● CHALLENGE:
Leave out any pictures and transcribe all other data below exactly.

● SUPPLIED INFORMATION:
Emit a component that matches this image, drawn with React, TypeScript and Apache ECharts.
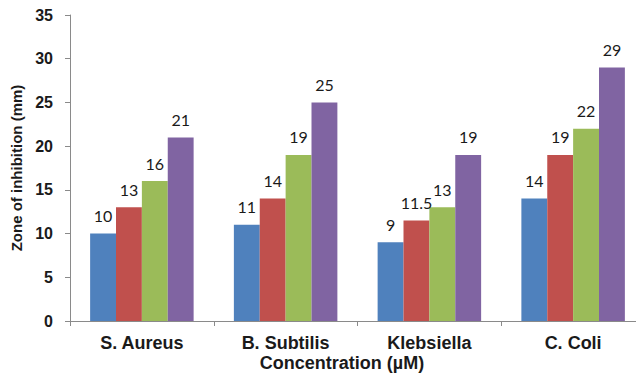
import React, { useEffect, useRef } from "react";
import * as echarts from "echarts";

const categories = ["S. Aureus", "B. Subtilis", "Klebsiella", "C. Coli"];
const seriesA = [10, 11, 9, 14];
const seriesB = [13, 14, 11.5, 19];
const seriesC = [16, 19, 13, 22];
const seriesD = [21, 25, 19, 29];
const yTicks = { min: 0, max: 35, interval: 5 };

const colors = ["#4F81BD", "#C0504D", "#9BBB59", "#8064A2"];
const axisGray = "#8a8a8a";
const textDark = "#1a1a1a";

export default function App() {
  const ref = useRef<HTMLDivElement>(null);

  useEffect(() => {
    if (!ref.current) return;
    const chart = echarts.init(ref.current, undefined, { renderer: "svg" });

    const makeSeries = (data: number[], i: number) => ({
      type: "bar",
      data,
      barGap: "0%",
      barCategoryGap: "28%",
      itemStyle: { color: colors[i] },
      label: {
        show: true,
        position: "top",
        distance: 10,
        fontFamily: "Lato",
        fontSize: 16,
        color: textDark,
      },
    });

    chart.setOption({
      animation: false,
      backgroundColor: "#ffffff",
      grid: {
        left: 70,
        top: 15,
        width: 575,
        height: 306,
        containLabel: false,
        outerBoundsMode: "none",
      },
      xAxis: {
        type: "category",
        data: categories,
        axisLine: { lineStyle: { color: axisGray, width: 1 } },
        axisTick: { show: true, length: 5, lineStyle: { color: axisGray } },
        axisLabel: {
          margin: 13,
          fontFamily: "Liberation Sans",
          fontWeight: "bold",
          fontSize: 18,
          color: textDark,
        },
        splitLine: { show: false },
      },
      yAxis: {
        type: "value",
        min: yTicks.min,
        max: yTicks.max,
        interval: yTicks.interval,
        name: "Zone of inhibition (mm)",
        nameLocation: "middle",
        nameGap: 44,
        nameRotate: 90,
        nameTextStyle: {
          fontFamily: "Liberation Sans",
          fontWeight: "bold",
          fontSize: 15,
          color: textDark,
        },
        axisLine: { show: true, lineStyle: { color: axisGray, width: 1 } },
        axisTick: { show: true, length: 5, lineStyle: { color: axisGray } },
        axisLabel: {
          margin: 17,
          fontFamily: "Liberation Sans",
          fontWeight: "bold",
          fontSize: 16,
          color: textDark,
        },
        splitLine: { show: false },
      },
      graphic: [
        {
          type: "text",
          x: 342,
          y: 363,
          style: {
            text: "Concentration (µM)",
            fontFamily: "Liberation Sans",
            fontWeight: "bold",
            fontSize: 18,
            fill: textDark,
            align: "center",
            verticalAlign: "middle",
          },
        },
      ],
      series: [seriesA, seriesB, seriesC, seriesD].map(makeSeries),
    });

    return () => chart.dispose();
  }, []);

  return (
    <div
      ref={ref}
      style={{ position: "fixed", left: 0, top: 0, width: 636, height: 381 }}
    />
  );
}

● RESPONSE:
Emit a component that matches this image, drawn with React, TypeScript and Apache ECharts.
import React, { useEffect, useRef } from "react";
import * as echarts from "echarts";

const categories = ["S. Aureus", "B. Subtilis", "Klebsiella", "C. Coli"];
const seriesA = [10, 11, 9, 14];
const seriesB = [13, 14, 11.5, 19];
const seriesC = [16, 19, 13, 22];
const seriesD = [21, 25, 19, 29];
const yTicks = { min: 0, max: 35, interval: 5 };

const colors = ["#4F81BD", "#C0504D", "#9BBB59", "#8064A2"];
const axisGray = "#8a8a8a";
const textDark = "#1a1a1a";

export default function App() {
  const ref = useRef<HTMLDivElement>(null);

  useEffect(() => {
    if (!ref.current) return;
    const chart = echarts.init(ref.current, undefined, { renderer: "svg" });

    const makeSeries = (data: number[], i: number) => ({
      type: "bar",
      data,
      barGap: "0%",
      barCategoryGap: "28%",
      itemStyle: { color: colors[i] },
      label: {
        show: true,
        position: "top",
        distance: 10,
        fontFamily: "Lato",
        fontSize: 16,
        color: textDark,
      },
    });

    chart.setOption({
      animation: false,
      backgroundColor: "#ffffff",
      grid: {
        left: 70,
        top: 15,
        width: 575,
        height: 306,
        containLabel: false,
        outerBoundsMode: "none",
      },
      xAxis: {
        type: "category",
        data: categories,
        axisLine: { lineStyle: { color: axisGray, width: 1 } },
        axisTick: { show: true, length: 5, lineStyle: { color: axisGray } },
        axisLabel: {
          margin: 13,
          fontFamily: "Liberation Sans",
          fontWeight: "bold",
          fontSize: 18,
          color: textDark,
        },
        splitLine: { show: false },
      },
      yAxis: {
        type: "value",
        min: yTicks.min,
        max: yTicks.max,
        interval: yTicks.interval,
        name: "Zone of inhibition (mm)",
        nameLocation: "middle",
        nameGap: 44,
        nameRotate: 90,
        nameTextStyle: {
          fontFamily: "Liberation Sans",
          fontWeight: "bold",
          fontSize: 15,
          color: textDark,
        },
        axisLine: { show: true, lineStyle: { color: axisGray, width: 1 } },
        axisTick: { show: true, length: 5, lineStyle: { color: axisGray } },
        axisLabel: {
          margin: 17,
          fontFamily: "Liberation Sans",
          fontWeight: "bold",
          fontSize: 16,
          color: textDark,
        },
        splitLine: { show: false },
      },
      graphic: [
        {
          type: "text",
          x: 342,
          y: 363,
          style: {
            text: "Concentration (µM)",
            fontFamily: "Liberation Sans",
            fontWeight: "bold",
            fontSize: 18,
            fill: textDark,
            align: "center",
            verticalAlign: "middle",
          },
        },
      ],
      series: [seriesA, seriesB, seriesC, seriesD].map(makeSeries),
    });

    return () => chart.dispose();
  }, []);

  return (
    <div
      ref={ref}
      style={{ position: "fixed", left: 0, top: 0, width: 636, height: 381 }}
    />
  );
}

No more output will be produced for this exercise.